Records follow. Pull out every line that contains "this".

• [Data rows]:
------------------------

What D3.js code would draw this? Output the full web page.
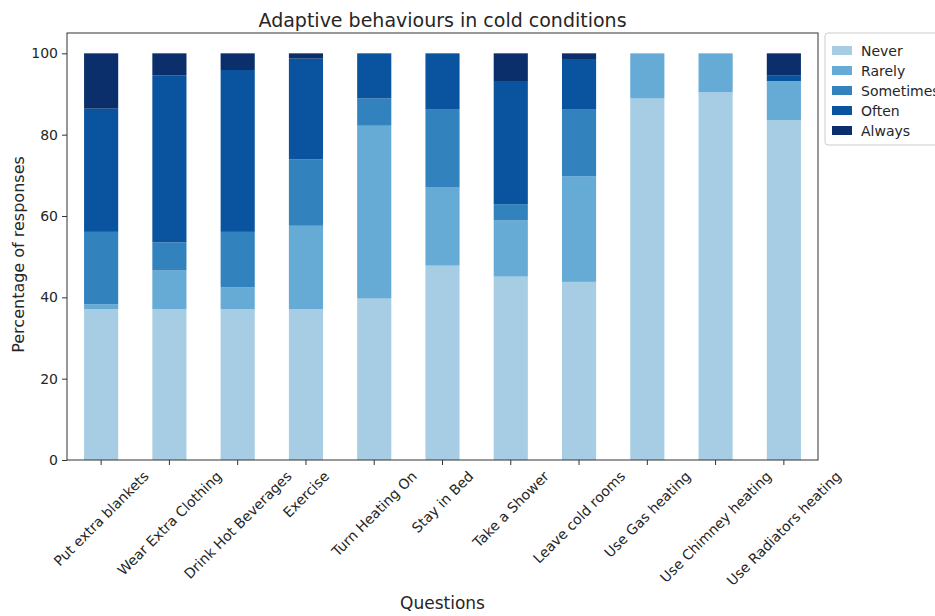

------------------------

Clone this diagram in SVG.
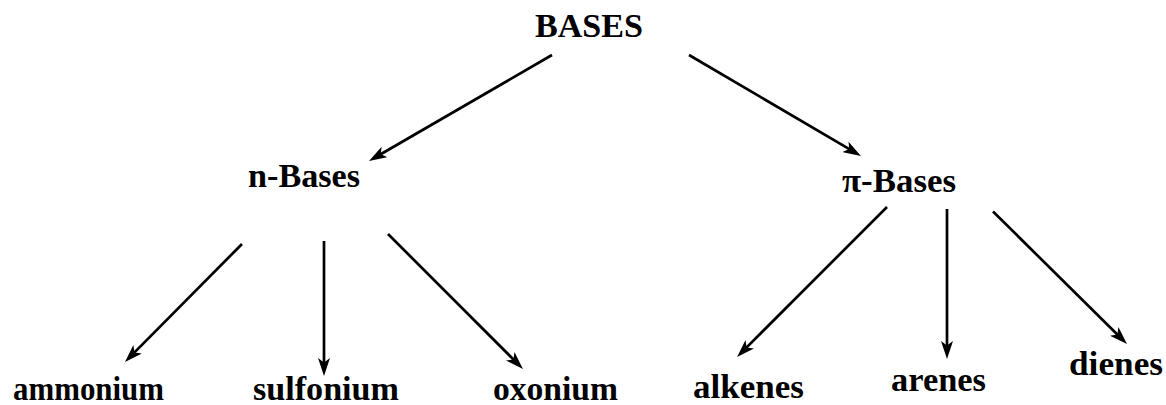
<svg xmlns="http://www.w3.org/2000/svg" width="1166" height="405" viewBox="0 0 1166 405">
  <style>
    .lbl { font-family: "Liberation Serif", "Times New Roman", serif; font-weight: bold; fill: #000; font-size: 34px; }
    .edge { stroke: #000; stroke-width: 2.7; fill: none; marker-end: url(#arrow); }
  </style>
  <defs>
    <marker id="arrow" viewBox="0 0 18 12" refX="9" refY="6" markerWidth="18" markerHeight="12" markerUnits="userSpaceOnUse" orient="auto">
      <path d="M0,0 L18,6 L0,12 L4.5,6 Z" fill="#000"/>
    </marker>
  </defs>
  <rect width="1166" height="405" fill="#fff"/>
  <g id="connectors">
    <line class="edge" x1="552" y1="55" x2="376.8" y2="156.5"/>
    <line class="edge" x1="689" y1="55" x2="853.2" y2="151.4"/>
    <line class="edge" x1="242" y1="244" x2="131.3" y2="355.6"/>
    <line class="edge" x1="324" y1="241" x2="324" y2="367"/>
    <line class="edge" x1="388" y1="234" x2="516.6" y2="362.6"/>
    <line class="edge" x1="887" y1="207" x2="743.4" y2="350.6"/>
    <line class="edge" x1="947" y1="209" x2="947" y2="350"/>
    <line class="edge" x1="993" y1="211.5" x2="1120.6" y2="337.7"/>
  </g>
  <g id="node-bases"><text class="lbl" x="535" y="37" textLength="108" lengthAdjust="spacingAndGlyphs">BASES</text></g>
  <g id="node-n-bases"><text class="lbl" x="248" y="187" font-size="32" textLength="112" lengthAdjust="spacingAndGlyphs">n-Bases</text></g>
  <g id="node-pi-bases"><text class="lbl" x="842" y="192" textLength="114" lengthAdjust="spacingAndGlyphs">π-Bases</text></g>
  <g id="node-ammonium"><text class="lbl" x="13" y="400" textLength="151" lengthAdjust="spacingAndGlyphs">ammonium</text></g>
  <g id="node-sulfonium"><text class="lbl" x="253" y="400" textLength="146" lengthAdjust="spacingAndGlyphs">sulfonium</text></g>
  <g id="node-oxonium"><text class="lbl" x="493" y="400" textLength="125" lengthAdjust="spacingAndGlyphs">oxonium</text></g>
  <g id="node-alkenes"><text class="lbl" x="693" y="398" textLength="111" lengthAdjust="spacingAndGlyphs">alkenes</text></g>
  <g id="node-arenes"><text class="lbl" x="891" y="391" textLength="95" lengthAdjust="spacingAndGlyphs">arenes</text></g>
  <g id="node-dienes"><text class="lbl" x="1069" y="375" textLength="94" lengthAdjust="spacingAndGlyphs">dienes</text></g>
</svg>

------------------------

• [Solution to the exercise]:
What D3.js code would draw this? Output the full web page.
Clone this diagram in SVG.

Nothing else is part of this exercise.